The case involves a buyer of a condominium unit from individual sellers who enlisted the help of a real estate broker. Four days after closing in 2015, the buyer became aware of leaks in the ceiling of the condo unit. The buyer reported the issue to the condominium association president, who stated that the association had been aware of the leaks and that the issue had been going on for a while. The leaks continued until the association was able to eventually repair the roof the following year.

The buyer insisted that the leaks caused mold within her unit; she unilaterally removed and replaced drywall and other materials. Eventually, the buyer moved out of the unit, asserting that mold was affecting her health. The buyer then stopped paying the mortgage and the property was eventually sold after the bank foreclosed. The buyer next sued the sellers and the real estate broker, alleging breach of contract, negligence, and misrepresentation.

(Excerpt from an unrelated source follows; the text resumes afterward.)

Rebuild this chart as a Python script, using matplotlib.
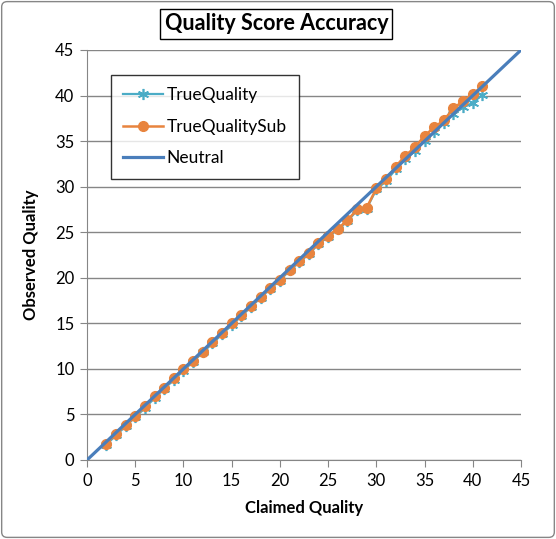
import matplotlib
matplotlib.use('Agg')
import matplotlib.pyplot as plt
from matplotlib.patches import FancyBboxPatch

plt.rcParams['font.family'] = ['Lato', 'DejaVu Sans']

# claimed quality (x) for the two measured series
claimed = list(range(2, 42))
true_sub = [1.8, 2.9, 3.8, 4.8, 5.9, 7.0, 7.9, 9.0, 10.0, 10.9,
            11.9, 13.0, 13.9, 15.0, 15.9, 16.9, 17.9, 18.9, 19.8, 20.9,
            21.8, 22.7, 23.8, 24.6, 25.4, 26.3, 27.5, 27.7, 29.8, 30.8,
            32.2, 33.4, 34.3, 35.6, 36.5, 37.3, 38.6, 39.4, 40.2, 41.0]
true_q = [1.7, 2.7, 3.7, 4.7, 5.7, 6.8, 7.8, 8.8, 9.8, 10.8,
          11.8, 12.8, 13.8, 14.8, 15.8, 16.8, 17.8, 18.8, 19.7, 20.8,
          21.7, 22.6, 23.7, 24.5, 25.3, 26.2, 27.4, 27.6, 29.7, 30.6,
          31.9, 33.0, 33.9, 35.0, 36.0, 37.0, 38.0, 38.7, 39.2, 40.1]
neutral_x = list(range(0, 46))
neutral_y = list(range(0, 46))

fig = plt.figure(figsize=(5.56, 5.39), dpi=100)
ax = fig.add_axes([87/556, 1 - 460/539, (521-87)/556, (460-50)/539])

ax.plot(claimed, true_q, color='#4BACC6', lw=1.6, marker=(6, 2, 0),
        ms=8, mew=1.2, label='TrueQuality', zorder=3)
ax.plot(claimed, true_sub, color='#E8843E', lw=1.8, marker='o',
        ms=7, label='TrueQualitySub', zorder=4)
ax.plot(neutral_x, neutral_y, color='#4A7EBB', lw=2.3, label='Neutral', zorder=5)

ax.set_xlim(0, 45)
ax.set_ylim(0, 45)
ax.set_xticks(range(0, 46, 5))
ax.set_yticks(range(0, 46, 5))
ax.yaxis.grid(True, color='#868686', lw=1)
ax.set_axisbelow(True)
for s in ['top', 'right']:
    ax.spines[s].set_visible(False)
for s in ['left', 'bottom']:
    ax.spines[s].set_color('#868686')
ax.tick_params(axis='both', direction='out', length=5, color='#868686',
               labelsize=12, pad=4)

ax.set_xlabel('Claimed Quality', fontsize=12, fontweight='bold', labelpad=8)
ax.set_ylabel('Observed Quality', fontsize=12, fontweight='bold', labelpad=12)

leg = ax.legend(loc='upper left', bbox_to_anchor=((111-87)/434, (460-75)/410),
                fontsize=12.5, frameon=True, fancybox=False, edgecolor='black',
                borderpad=0.7, labelspacing=0.9, handlelength=2.3,
                handletextpad=0.2, borderaxespad=0)
leg.get_frame().set_linewidth(1)

fig.text(0.497, 1 - 24/539, 'Quality Score Accuracy', ha='center', va='center',
         fontsize=15.5, fontweight='bold',
         bbox=dict(boxstyle='square,pad=0.2', fc='white', ec='black', lw=1))

fig.patches.append(FancyBboxPatch((0.003, 0.003), 0.994, 0.994,
                                  boxstyle='round,pad=0,rounding_size=0.01',
                                  transform=fig.transFigure, fc='none',
                                  ec='#868686', lw=1))

fig.savefig('out.png', dpi=100)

During litigation, the buyer discovered that the sellers previously attempted to sell the condo in 2014. At that time, on the Real Estate Condition Report (RECR) the sellers answered “yes” to the question of whether they were aware of defects in the roof—acknowledging they had experienced leaking but stating that “everything is believed to be fixed.”

But in the 2015 RECR provided to the buyer, the sellers simply answered “no” to the same question. The court of appeals remanded this issue to the trial court, thinking that a jury could reasonably infer that such facts could support the buyer’s misrepresentation claims. Notably, the misrepresentation claim was filed against the sellers as well as their real estate broker (although sellers typically prepare and sign RECRs, presumably the broker might have been aware of the discrepancies between the 2014 and 2015 RECRs).

On the buyer’s separate claims for damages relating to the mold, the court dismissed such claims because the buyer failed to provide an expert opinion on the matter within the deadline set by the trial court. The court stated that if the buyer “wanted to show that the leaks caused mold, which adversely affected her health and rendered her unit uninhabitable, she needed to provide expert testimony” due to the complexity/technicality of the issue.

While the seller and real estate broker were able to avoid liability on mold damages due to the failure of the buyer to follow the trial court’s deadlines, the case highlights the risk that sellers – and real estate brokers – face when selling and showing real property. It is all too common for sellers and/or brokers to try to bury, overlook, or conceal defects in real property. To avoid unnecessary risks and liability, it is critical that sellers and real estate brokers are upfront and forthcoming with any and all information, good and bad, that may exist relates to the real estate. This is compounded when the real property is a condominium, where there is an association and other unit owners that are often unwittingly a fact-checker to any buyer. Of course, a solid and well drafted “AS-IS” clause can limit – but not entirely eliminate – risk and liability. Wisconsin law will not protect a seller under “AS-IS” clause if that seller makes false or inaccurate representations within a contract, including the Wisconsin form RECR.